The circuit court apparently believed Roark’s version of the events, which is supported by the video and audio. Hence, it denied Menne’s motion to suppress. Credibility of witnesses is an issue for the finder of fact. R.M.W. v. State, 375 Ark. 1, 8, 289 S.W.3d 46, 51 (2008). We cannot say that the circuit court erred in finding that Menne’s consent was voluntarily given and was not the product of harassment.
Justice Baker’s dissent is in error in two fundamental respects. First, it concludes that Roark impermissibly extended the traffic stop by not returning the warning ticket to Menne. Although this issue was summarily argued by Menne, her briefs to this court focused on the lack of reasonable suspicion for continued detention. To the extent that Menne argued that the legitimate purpose of the traffic stop ended before Roark requested consent to search, Menne does not support that argument with citation to authority. We do not consider an argument, even a constitutional one, when the appellant presents no citation to authority or convincing argument in its support, and it is not apparent without further research that the argument is well taken. Roberts v. State, 324 Ark. 68, 71, 919 S.W.2d 192, 194 (1996). Moreover, this court has been resolute in stating that we will not make a party’s argument for that party or raise an issue, sua sponte, unless it involves the trial court’s jurisdiction. Hanlin v. State, 356 Ark. 516, 529, 157 S.W.3d 181, 189 (2004).

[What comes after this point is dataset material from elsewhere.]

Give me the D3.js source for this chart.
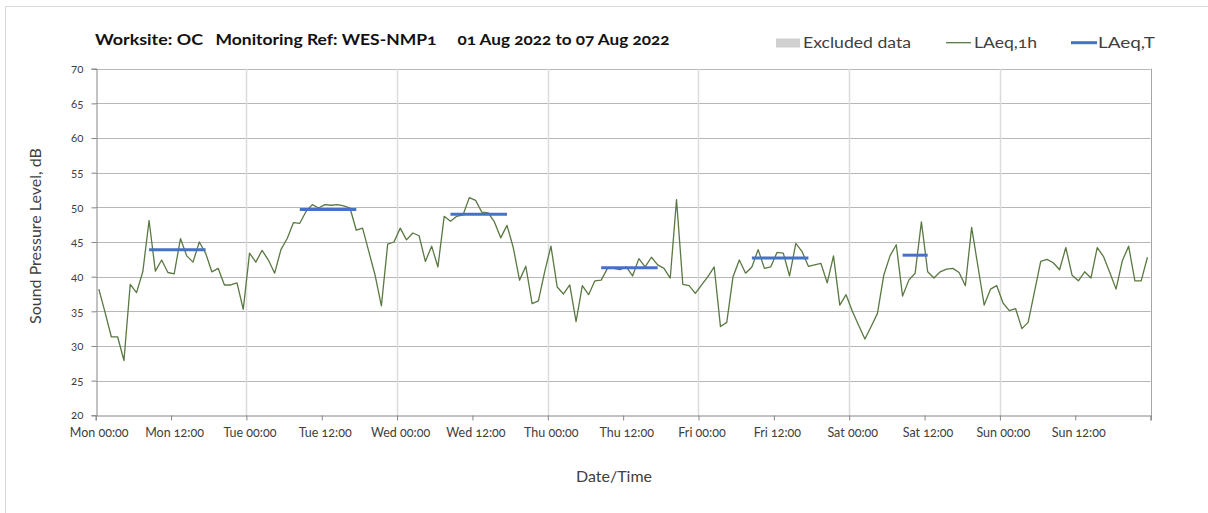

Next, Justice Baker’s dissent argues that Roark did not have reasonable suspicion to detain Menne after the purpose of the traffic stop had ended. The stop, however, had not ended because the warning ticket had not been given to Menne. See, e.g., Yarbrough, 370 Ark. 31, 257 S.W.3d 50. But beyond that, the dissent says in its view the factors giving rise to Roark’s reasonable suspicion did not pass muster. That, though, is not the standard of review. Rather, it is whether, after a de novo review of the totality of the circumstances, the Imcircuit court’s ruling denying the motion to suppress is clearly against the preponderance of the evidence. Yarbrough, 370 Ark. at 36, 257 S.W.3d at 54. We do not think it was.
Chief Justice Hannah’s dissent falls into something of the same trap. Whether the traffic stop had ended without the issuance of a warning citation was not developed on appeal by Menne. Moreover, this dissent surmises that Roark withheld issuing the citation to extend that stop. Roark’s “belief’ and any ulterior motive in this regard are not supported by the record.
But regardless, Roark had reasonable suspicion to detain Menne as already discussed. After Menne’s vehicle was stopped, with Smith as a passenger, Roark recollected that he had stopped the same vehicle and arrested Smith for drug-related offenses one month earlier. In addition, he had information from a local police department that Menne was involved in drug dealing. Roark also had knowledge of Menne’s prior arrest. It was late at night, and Menne was nervous. All of these factors combined give Roark reasonable suspicion, and the circuit court so found.
We affirm the circuit court’s denial of Menne’s motion to suppress the evidence seized as a result of Roark’s search of her truck, because that ruling is not clearly against the preponderance of the evidence.
Affirmed. Court of appeals opinion vacated.
HANNAH, C.J., and BAKER, J., dissent. GOODSON, J., not participating.. The State did not pursue charges relating to the pills found in the prescription bottle after Menne produced a valid prescription.
. As part of a valid traffic stop, a police officer may detain a traffic offender while the officer completes certain routine tasks, such as computerized checks of the vehicle’s registration and the driver’s license and criminal history, and the writing up of a citation or warning. Sims, 356 Ark. at 514, 157 S.W.3d at 535 (citing Laime, 347 Ark. 142, 60 S.W.3d 464 (2001)). During this process, the officer may ask routine questions such as the driver’s destination, the purpose of the trip, or whether the officer may search the vehicle. Sims, 356 Ark. at 514, 157 S.W.3d at 535. In addition, the officer may act on whatever information is volunteered. Id. This detention is unrelated to a detention under Arkansas Rule of Criminal Procedure 3.1. Laime, 347 Ark. 142, 157, 60 S.W.3d 464, 474.
. Under Welch v. State, 364 Ark. 324, 219 S.W.3d 156 (2005), Roark was not required to advise Menne that she had the right not to consent to the search.